BRIEF:
Copy exactly the lines that run from the top of the listing to the line containing "y_ticks = [0, 10000, 20000, 30000, 40000, 50000, 60000, 70000]", both ends included, and omit the pictures.

DATASET EXTRACT:
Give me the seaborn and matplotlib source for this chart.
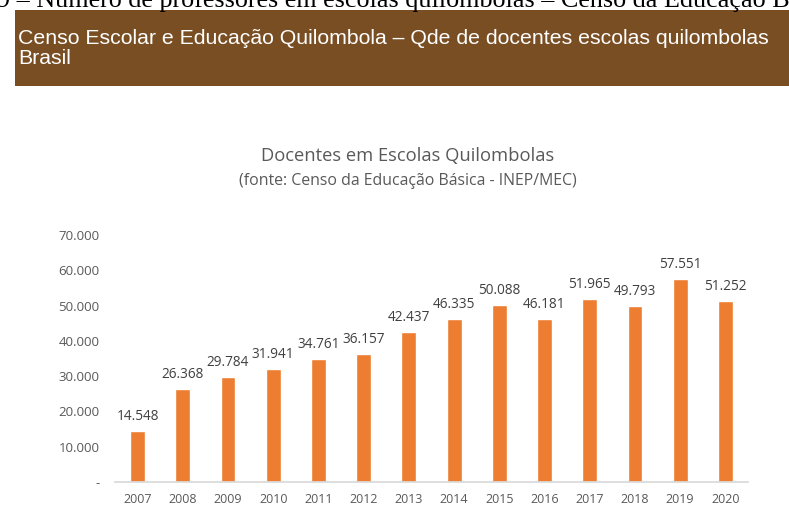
import matplotlib
matplotlib.use("Agg")
import matplotlib.pyplot as plt
import seaborn as sns
from matplotlib.patches import Rectangle

# data
years = ["2007", "2008", "2009", "2010", "2011", "2012", "2013",
         "2014", "2015", "2016", "2017", "2018", "2019", "2020"]
docentes = [14548, 26368, 29784, 31941, 34761, 36157, 42437,
            46335, 50088, 46181, 51965, 49793, 57551, 51252]
y_ticks = [0, 10000, 20000, 30000, 40000, 50000, 60000, 70000]

sns.set_theme(style="white")
plt.rcParams['font.family'] = ['Open Sans', 'DejaVu Sans']

W, H = 789, 513
fig = plt.figure(figsize=(W / 100, H / 100), dpi=100)

def fx(px):
    return px / W

def fy(py):
    return 1 - py / H

# caption line at the very top (cut by the page edge in the source)
fig.text(fx(-3), fy(7), "9 – Número de professores em escolas quilombolas – Censo da Educação Básica",
         family="Liberation Serif", fontsize=18.8, color="black", va="baseline", ha="left")

# brown banner
fig.patches.append(Rectangle((fx(15), fy(86)), fx(W) - fx(15) + 0.01, fy(10) - fy(86),
                             transform=fig.transFigure, facecolor="#7A4E23", edgecolor="none", zorder=0))
fig.text(fx(18), fy(38), "Censo Escolar e Educação Quilombola – Qde de docentes escolas quilombolas",
         family="Liberation Sans", fontsize=15.3, color="white", va="center", ha="left")
fig.text(fx(18), fy(58), "Brasil",
         family="Liberation Sans", fontsize=15.3, color="white", va="center", ha="left")

# chart titles
fig.text(fx(408), fy(156), "Docentes em Escolas Quilombolas",
         fontsize=13.2, color="#595959", ha="center", va="center")
fig.text(fx(408), fy(181), "(fonte: Censo da Educação Básica - INEP/MEC)",
         fontsize=11.4, color="#595959", ha="center", va="center")

ax = fig.add_axes([fx(115), fy(482), fx(748) - fx(115), fy(235) - fy(482)])
sns.barplot(x=years, y=docentes, color="#ED7D31", saturation=1, width=0.33, ax=ax)

ax.set_ylim(0, 70000)
ax.set_xlim(-0.5, len(years) - 0.5)
ax.set_yticks(y_ticks)
ax.set_yticklabels(["-" if v == 0 else f"{v:,}".replace(",", ".") for v in y_ticks])
ax.tick_params(axis="y", length=0, pad=11, labelsize=9.5, labelcolor="#595959")
ax.tick_params(axis="x", length=0, pad=8, labelsize=9, labelcolor="#595959")

for i, v in enumerate(docentes):
    ax.annotate(f"{v:,}".replace(",", "."), (i, v), xytext=(0, 5), textcoords="offset points",
                ha="center", va="bottom", fontsize=9.8, color="#404040")

for side in ["top", "right", "left"]:
    ax.spines[side].set_visible(False)
ax.spines["bottom"].set_color("#D9D9D9")
ax.set_xlabel("")
ax.set_ylabel("")
ax.set_facecolor("none")

fig.savefig("out.png", dpi=100)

REPLY:
Give me the seaborn and matplotlib source for this chart.
import matplotlib
matplotlib.use("Agg")
import matplotlib.pyplot as plt
import seaborn as sns
from matplotlib.patches import Rectangle

# data
years = ["2007", "2008", "2009", "2010", "2011", "2012", "2013",
         "2014", "2015", "2016", "2017", "2018", "2019", "2020"]
docentes = [14548, 26368, 29784, 31941, 34761, 36157, 42437,
            46335, 50088, 46181, 51965, 49793, 57551, 51252]
y_ticks = [0, 10000, 20000, 30000, 40000, 50000, 60000, 70000]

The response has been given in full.